Rivals poised for confrontation

Published January 1, 2005

ISLAMABAD, Dec 31: The government and opposition are poised to begin a new phase of political confrontation between them on the new year day after President Pervez Musharraf announced his decision to remain army chief as well to ensure a continuity of his policies.

The president's formal announcement on Thursday of what he had decided long ago seemed to give a new cause to rival opposition alliances to close their ranks to confront him in what they see as a course to monopolise all power. But the protest "black day" to be marked on Saturday by both the Alliance for the Restoration of Democracy (ARD) and the Muttahida Majlis-i-Amal (MMA) alliance of six Islamic parties will not go unchallenged.

In what appears to be a tit-for-tat move, the ruling Pakistan Muslim League (PML) has planned a big welcome for President Musharraf in Gujrat which he and his loyalists could use to give a strong response to the opposition.

Political observers said the president appeared to have taken a path of no retreat and no compromise as he made no attempt to sweeten the bitter pill that he wanted his political opponents to swallow.

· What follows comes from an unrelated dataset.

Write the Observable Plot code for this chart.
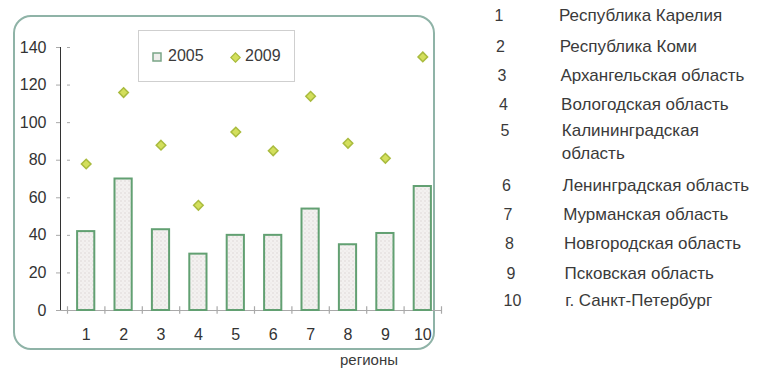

Though he mainly targeted the MMA in his Thursday's address to the nation while citing his grounds for not keeping a promise made a year ago to give up his army uniform by December 31, but he also gave no hope to other opposition forces despite weeks of a government-encouraged talk of possible moves for a reconciliation with mainstream parties leading the ARD.

The president's statement that the assemblies elected in 2002 will complete their five-year tenure particularly shattered ARD hopes for early mid-term elections.

Finding nothing encouraging for them, leaders of both the Pakistan People's Party (PPP) and the Pakistan Muslim League- Nawaz (PML-N) had no hesitation in immediately joining voices with the MMA in spurning an apparently empty "hand of friendship" the president offered to the opposition at the end of his speech.

Although it will join Saturday's "black day" protests already announced by the MMA, the ARD said on Friday it had only taken "a decision in principle" yet for a joint campaign against the military presidency while its modalities would be discussed in an alliance meeting in Sukkur on Sunday before reaching a final decision.

BIG HITCH: Political sources said there still was a big hitch to be overcome to ensure a future ARD-MMA cooperation in light of what happened a year ago when the religious parties struck a separate deal with the ruling coalition to help it pass the 17th constitutional amendment to give parliamentary legitimacy to President Musharraf and his sweeping powers, in return for his promise to give up as army chief by December 31.

"The basic contention (between the two alliances) is that while the MMA opposes only the uniform of the president, the ARD challenges the whole of the 17th Amendment," PPP spokesman Senator Farhatullah Babar said about the amendment that made President Musharraf's controversial Legal Framework Order (LFO) part of the constitution.

The ARD fears it may be ditched mid-course again as happened the last time when MMA opted to engage in a dialogue with the government despite the ARD boycott and then made the deal on the 17th amendment after more than a year of combined noisy anti-LFO protests in parliament.

"In order to allay this apprehension we have asked the MMA to renounce its support for the 17th Amendment," Mr Babar said. MMA chief Qazi Hussain Ahmed has used some of his strongest words in denouncing what he calls the president's "breach of promise", it is yet to be seen whether his alliance will agree to the ARD condition for a grand alliance that can make things difficult for the government.

But Information and Broadcasting Minister Sheikh Rashid Ahmed, as the government spokesman, threatened that the authorities would deal the situation with an "iron hand" if the opposition disturbed peace.

"He has closed ways for an honourable exit for himself," the MMA chief said about the president in an interview with a private television network as he condemned him for what he called confronting a big majority of people represented by both the MMA and ARD.

He said he hoped the opposition campaign would succeed in "closing the door of army's intervention in politics for ever". Mr Babar said the talk of reconciliation by government ministers following the recent release of former senator Asif Ali Zardari on bail after eight years in jail was meant to drive a wedge in opposition's ranks.